Visher y sus colegas también destacan que, al comienzo de cualquier derramamiento zoonótico (cuando un patógeno salta de un huésped animal a un huésped humano por primera vez), el patógeno suele tener poca experiencia con los humanos y no está bien adaptado a una transmisión adecuada. Eso podría significar que, al comienzo de cualquier epidemia o pandemia, toda mutación que mejore la transmisión representaría un beneficio enorme. Pero sucede que en estas primeras etapas, el incremento de la tasa de contagios podría no tener un costo, es decir, tal vez no exista una compensación en términos de virulencia.

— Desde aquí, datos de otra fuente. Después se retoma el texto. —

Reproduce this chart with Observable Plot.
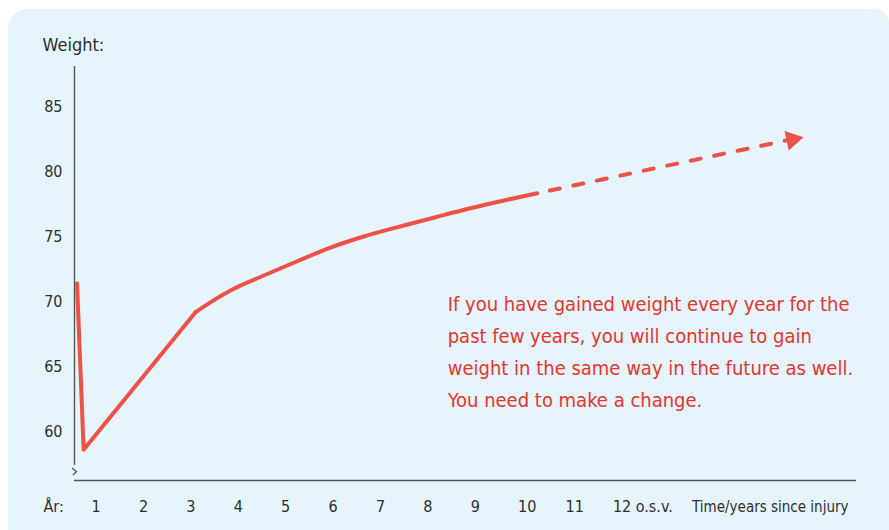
<!DOCTYPE html>
<html>
<head>
<meta charset="utf-8">
<script src="https://cdn.jsdelivr.net/npm/d3@7"></script>
<script src="https://cdn.jsdelivr.net/npm/@observablehq/plot@0.6"></script>
<style>
  html, body { margin: 0; padding: 0; background: #ffffff; }
  #wrap { position: relative; width: 889px; height: 530px; overflow: hidden; }
  #panel { position: absolute; left: 8px; top: 9px; width: 881px; height: 521px;
           background: #e6f4fb; border-radius: 20px 14px 0 0; }
  #chart { position: absolute; left: 0; top: 0; }
  #chart svg { overflow: visible; }
</style>
</head>
<body>
<div id="wrap"><div id="panel"></div><div id="chart"></div></div>
<script>
// ---- data ----
const solidYears   = [0.61, 0.75, 3.11];
const solidWeights = [71.4, 58.6, 69.18];
const curveYears   = [3.11, 3.215, 3.848, 4.551, 5.255, 5.958, 6.66, 7.504, 8.209, 8.911, 9.614, 10.318];
const curveWeights = [69.18, 69.44, 70.85, 72.0, 73.1, 74.15, 75.0, 75.85, 76.52, 77.17, 77.77, 78.33];
const dashYears    = [10.318, 15.56];
const dashWeights  = [78.33, 82.38];
const arrowYears   = [15.70];
const arrowWeights = [82.46];
const xTickValues  = [1, 2, 3, 4, 5, 6, 7, 8, 9, 10, 11, 12];
const xTickLabels  = ["1", "2", "3", "4", "5", "6", "7", "8", "9", "10", "11", "12 o.s.v."];
const yTickValues  = [60, 65, 70, 75, 80, 85];
const yTitle = "Weight:";
const xPrefix = "År:";
const xTitle = "Time/years since injury";
const noteLines = [
  "If you have gained weight every year for the",
  "past few years, you will continue to gain",
  "weight in the same way in the future as well.",
  "You need to make a change."
];
const noteYear = 8.43, noteWeight = 71.05;

const solid = solidYears.map((x, i) => ({x, y: solidWeights[i]}));
const curve = curveYears.map((x, i) => ({x, y: curveWeights[i]}));
const dash  = dashYears.map((x, i) => ({x, y: dashWeights[i]}));
const head  = arrowYears.map((x, i) => ({x, y: arrowWeights[i]}));
const xTicks = xTickValues.map((v, i) => ({v, label: xTickLabels[i]}));

const FONT = "'Liberation Sans Narrow', 'DejaVu Sans Condensed', 'Roboto Condensed', 'Liberation Sans', sans-serif";
const RED = "#ef5147";
const TXT = "#2f2f2f";
const xDomain = [0.557, 17.055];
const yDomain = [56.23, 88.08];

const breakMark = (index, scales, values, dims) => {
  const g = document.createElementNS("http://www.w3.org/2000/svg", "path");
  const x0 = dims.marginLeft;
  const yb = dims.height - dims.marginBottom;
  g.setAttribute("d", `M${x0 - 2},${yb - 12} L${x0 + 2.5},${yb - 8.5} L${x0 - 1},${yb - 5}`);
  g.setAttribute("fill", "none");
  g.setAttribute("stroke", "#555");
  g.setAttribute("stroke-width", "1.3");
  return g;
};

const chart = Plot.plot({
  width: 889,
  height: 530,
  marginLeft: 74,
  marginRight: 33,
  marginTop: 66,
  marginBottom: 50,
  style: { fontFamily: FONT, background: "transparent", overflow: "visible" },
  x: { domain: xDomain, axis: null },
  y: { domain: yDomain, axis: null },
  marks: [
    Plot.ruleY([yDomain[0]], { x1: xDomain[0], x2: xDomain[1], stroke: "#555", strokeWidth: 1.4 }),
    Plot.ruleX([xDomain[0]], { y1: 57.4, y2: yDomain[1], stroke: "#555", strokeWidth: 1.4 }),
    breakMark,
    Plot.text(yTickValues, { y: d => d, frameAnchor: "left", text: d => String(d), textAnchor: "end",
      dx: -12, fontSize: 16, fill: TXT }),
    Plot.text(xTicks, { x: "v", frameAnchor: "bottom", text: "label", textAnchor: "start", lineAnchor: "bottom",
      dx: -4, dy: 31, fontSize: 16, fill: TXT }),
    Plot.text([xPrefix], { frameAnchor: "bottom-left", textAnchor: "start", lineAnchor: "bottom",
      dx: -31, dy: 31, fontSize: 16, fill: TXT }),
    Plot.text([xTitle], { frameAnchor: "bottom-right", textAnchor: "end", lineAnchor: "bottom",
      dx: -8, dy: 31, fontSize: 15, fill: TXT }),
    Plot.text([yTitle], { frameAnchor: "top-left", textAnchor: "start", lineAnchor: "bottom",
      dx: -32, dy: -15.5, fontSize: 18, fill: TXT }),
    Plot.line(solid, { x: "x", y: "y", stroke: RED, strokeWidth: 4, strokeLinejoin: "round", strokeLinecap: "round" }),
    Plot.line(curve, { x: "x", y: "y", stroke: RED, strokeWidth: 4, curve: "monotone-x", strokeLinecap: "round" }),
    Plot.line(dash, { x: "x", y: "y", stroke: RED, strokeWidth: 4, strokeDasharray: "10,14", strokeDashoffset: 11, strokeLinecap: "round" }),
    Plot.dot(head, { x: "x", y: "y", symbol: "triangle", r: 7.4, fill: RED, stroke: "none", rotate: 78 }),
    Plot.text([noteLines.join("\n")], { x: () => noteYear, y: () => noteWeight, textAnchor: "start", lineAnchor: "top",
      lineHeight: 1.6, fontSize: 20, fill: "#e8352d" })
  ]
});
document.getElementById("chart").appendChild(chart);
</script>
</body>
</html>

Todo esto es muy general y no considera los matices de la biología del SARS-CoV-2 ni el régimen evolutivo que lo determina. Todavía no sabemos en qué momento estamos. ¿Habremos llegado a un punto bastante avanzado del proceso?
Además, como dijo Trevor Bedford, la mayor transmisibilidad de la variante Ómicron no significa que desplazará inmediatamente a la variante Delta, como hizo esta última hizo con las otras cepas. Si la cantidad de mutaciones de Ómicron termina haciendo que se adapte a un nicho ecológico ligeramente distinto (un conjunto de condiciones humanas distintas) que la Delta, ambas variantes podrían coexistir sin competir. Bedford nos brinda el ejemplo histórico de la gripe, donde el desplazamiento no tiende a ser la regla. Recuerda que dos linajes de influenza B (que solo infectan a humanos y focas) descendieron de la misma fuente y divergieron en los años 1980, pero circulan desde entonces sin que uno desplace al otro.
Entonces, aunque sea plausible que el SARS-CoV-2 evolucione hasta producir una forma de enfermedad más leve, similar a la que causan otros coronavirus y los rinovirus, el proceso no es inevitable. Además, aun si evoluciona a una forma más leve, no hay garantías de que esa levedad sea permanente, o que la variante más leve será finalmente capaz de desplazar a la más virulenta.
Tal vez Ómicron, u otra variante futura, termine con la pandemia, pero es algo de lo que no tenemos certezas. Por lo tanto, la lucha para terminar con el apartheid de las vacunas y por convencer a todo el mundo de que se vacune debe continuar (esto último tal vez con más dulzura y menos castigo, dado que en caso contrario el tiro suele salir por la culata). Debemos reducir la oportunidad de que se desarrollen variantes «Houdini» capaces de evadir completamente el sistema inmunológico y de causar enfermedades más graves que lleven al colapso de los sistemas sanitarios.
Si fracasamos, todo lo que hicimos durante los últimos dos años habrá sido en vano, pues la campaña sanitaria tendrá que empezar de cero. Tenemos que convencer a los ciudadanos de que obedezcan las cuarentenas y acepten las nuevas vacunas cuando lleguen.